Josiane Clavelin, lanceuse d’alerte sur les cancers du sein des personnels soignants
Au revers de son pull corail, Josiane Clavelin a épinglé un ruban de satin rose. L’emblème d’« Octobre rose », la campagne de prévention du cancer du sein organisée chaque automne par l’association Ruban rose. Ce jeudi de fin octobre, la retraitée de 63 ans, militante à la CFDT des mineurs de Lorraine, s’apprête à recevoir trois femmes touchées par la maladie. Même si son taux de survie atteint 88 %, le cancer du sein reste le plus fréquent et le plus meurtrier chez les femmes : 58 000 nouveaux cas surviennent chaque année en France.
La syndicaliste compulse d’épais dossiers, le premier au nom de Martine. Brune, élancée, celle-ci s’installe face à elle, au premier étage du local syndical, dans un pavillon de Freyming-Merlebach (Moselle). Sa voix, tendue par une colère à fleur de peau, frappe les murs : « J’avais 48 ans quand mon cancer s’est déclaré, retrace l’ex-infirmière, 61 ans, dont trente-huit passés à l’hôpital. C’est à cette période-là que j’ai dit : “Je ne veux plus travailler la nuit”. J’en avais déjà fait 873. »
Une démarche inédite
Josiane Clavelin l’écoute, attentive derrière sa frange blonde. Elle aussi a travaillé à l’hôpital, comme aide-soignante en pédiatrie, et conserve de ce métier une forme de douceur et d’empathie. Comme Martine, elle a connu les gardes de nuit qui détraquent l’horloge biologique. Si des facteurs personnels (antécédents familiaux, alcool, tabac…) accroissent le risque de cancer du sein, la syndicaliste s’intéresse au rôle néfaste du travail.
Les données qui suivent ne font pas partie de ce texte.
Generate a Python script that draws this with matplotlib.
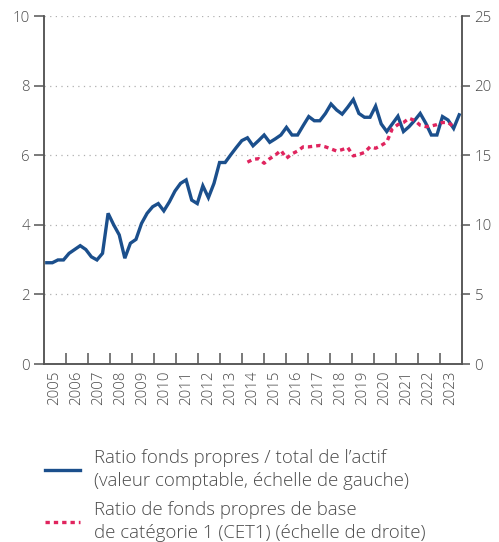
import numpy as np
import matplotlib
matplotlib.use("Agg")
import matplotlib.pyplot as plt
from matplotlib.lines import Line2D

plt.rcParams["font.family"] = ["Open Sans", "DejaVu Sans"]
plt.rcParams["font.weight"] = "light"

# --- data: quarterly, 2005 Q1 -> 2023 Q3 ---
START_YEAR = 2005
END_YEAR = 2024

# equity / total assets (book value), left scale, %
equity_to_assets = [
    2.91, 2.91, 2.99, 2.99,   # 2005
    3.18, 3.29, 3.40, 3.29,   # 2006
    3.08, 2.99, 3.18, 4.33,   # 2007
    4.00, 3.71, 3.04, 3.47,   # 2008
    3.58, 4.04, 4.33, 4.52,   # 2009
    4.61, 4.40, 4.66, 4.97,   # 2010
    5.19, 5.29, 4.71, 4.61,   # 2011
    5.12, 4.78, 5.19, 5.79,   # 2012
    5.79, 6.01, 6.22, 6.42,   # 2013
    6.50, 6.27, 6.42, 6.58,   # 2014
    6.37, 6.47, 6.58, 6.80,   # 2015
    6.58, 6.58, 6.85, 7.11,   # 2016
    6.99, 6.99, 7.20, 7.47,   # 2017
    7.30, 7.18, 7.38, 7.60,   # 2018
    7.20, 7.09, 7.09, 7.41,   # 2019
    6.90, 6.68, 6.90, 7.12,   # 2020
    6.68, 6.82, 7.00, 7.20,   # 2021
    6.92, 6.58, 6.58, 7.11,   # 2022
    7.01, 6.77, 7.16,         # 2023
]

# CET1 ratio, right scale, %, from 2014 Q1
CET1_START = 36
cet1_ratio = [
    14.50, 14.70, 14.75, 14.42,   # 2014
    14.75, 15.00, 15.35, 14.78,   # 2015
    15.10, 15.30, 15.60, 15.60,   # 2016
    15.65, 15.70, 15.60, 15.45,   # 2017
    15.30, 15.40, 15.55, 14.95,   # 2018
    15.05, 15.20, 15.60, 15.50,   # 2019
    15.70, 15.95, 16.90, 17.20,   # 2020
    17.35, 17.65, 17.50, 17.15,   # 2021
    17.05, 17.10, 17.20, 17.35,   # 2022
    17.35, 17.05,                 # 2023
]

YEARS = list(range(START_YEAR, END_YEAR))

LABEL_BLUE = "Ratio fonds propres / total de l’actif\n(valeur comptable, échelle de gauche)"
LABEL_RED = "Ratio de fonds propres de base\nde catégorie 1 (CET1) (échelle de droite)"

BLUE = "#1b4f8c"
RED = "#e0245e"
GREY = "#555555"
TXT = "#4a4a4a"

# points spread evenly across the year span (category-like axis)
n = len(equity_to_assets)
step = (END_YEAR - START_YEAR) / n
x_all = START_YEAR + (np.arange(n) + 0.5) * step
x_cet1 = x_all[CET1_START:CET1_START + len(cet1_ratio)]

fig = plt.figure(figsize=(4.99, 5.42), dpi=100)
ax = fig.add_axes([44 / 499, 1 - 364 / 542, (462 - 44) / 499, (364 - 16) / 542])
ax2 = ax.twinx()

ax.plot(x_all, equity_to_assets, color=BLUE, lw=2.4, solid_joinstyle="miter", zorder=3)
ax2.plot(x_cet1, cet1_ratio, color=RED, lw=2.4, linestyle=(0, (1.3, 1.2)), zorder=2)

ax.set_xlim(START_YEAR, END_YEAR)
ax.set_ylim(0, 10)
ax2.set_ylim(0, 25)
ax.set_yticks([0, 2, 4, 6, 8, 10])
ax2.set_yticks([0, 5, 10, 15, 20, 25])

ax.set_xticks(YEARS[1:])
ax.set_xticks([y + 0.5 for y in YEARS], minor=True)
ax.set_xticklabels([])
ax.set_xticklabels([str(y) for y in YEARS], minor=True, rotation=90)
ax.tick_params(axis="x", which="major", direction="in", length=8, width=1.1, color=GREY)
ax.tick_params(axis="x", which="minor", length=0, pad=5, labelsize=10.8, labelcolor=TXT)
ax.tick_params(axis="y", direction="out", length=7, width=1.1, color=GREY,
               labelsize=10.8, labelcolor=TXT, pad=3)
ax2.tick_params(axis="y", direction="out", length=6, width=1.1, color=GREY,
                labelsize=10.8, labelcolor=TXT, pad=3)

for a in (ax, ax2):
    a.spines["top"].set_visible(False)
    for s in ("left", "right", "bottom"):
        a.spines[s].set_color(GREY)
        a.spines[s].set_linewidth(1.1)

for yv in [2, 4, 6, 8, 10]:
    ax.axhline(yv, color="#b0b0b0", lw=0.9, linestyle=(0, (1, 3.5)), zorder=0)

handles = [
    Line2D([], [], color=BLUE, lw=2.4),
    Line2D([], [], color=RED, lw=2.4, linestyle=(0, (1.3, 1.2))),
]
leg = fig.legend(handles, [LABEL_BLUE, LABEL_RED], loc="upper left",
                 bbox_to_anchor=(38 / 499, 1 - 442 / 542), frameon=False,
                 prop={"size": 13.4, "weight": "light"},
                 handlelength=1.85, handletextpad=0.75,
                 labelspacing=0.55, borderaxespad=0)
for t in leg.get_texts():
    t.set_color(TXT)
    t.set_linespacing(1.36)

fig.savefig("out.png", dpi=100)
« Ni mon médecin ni mon gynéco n’ont voulu signer un certificat pour dire qu’il y avait un lien possible entre mon cancer et le travail. Ils ne se mouillent pas ! » Martine
Les femmes qu’elle reçoit, principalement des infirmières ou des aides-soignantes qui ont travaillé la nuit et au contact des rayons X, veulent faire reconnaître leur pathologie comme une maladie professionnelle. Une démarche inédite : ces derniers mois, deux dossiers ont déjà été envoyés aux caisses d’assurance-maladie avec l’aide du syndicat. D’autres suivront dans les prochaines semaines. En tout, une trentaine de demandes doivent être complétées.
C’est le cas du dossier de Martine. « Ni mon médecin ni mon gynéco n’ont voulu signer un certificat pour dire qu’il y avait un lien possible entre mon cancer et le travail, regrette-t-elle. Ils ne se mouillent pas ! » « Ça n’engage pourtant pas beaucoup le médecin… s’agace le docteur Lucien Privet. Je vais vous le faire, moi. »
Ce compagnon de route du syndicat se tient aux côtés de Josiane Clavelin. Ils reçoivent les femmes en binôme : elle est la travailleuse et la militante, qui connaît intimement les conditions de travail des soignantes ; lui apporte sa caution scientifique. Dans les années 1970, le septuagénaire aux yeux rieurs débarquait à l’entrée des puits de mine avec des maoïstes soucieux des problèmes respiratoires des mineurs. Il n’a plus quitté la région.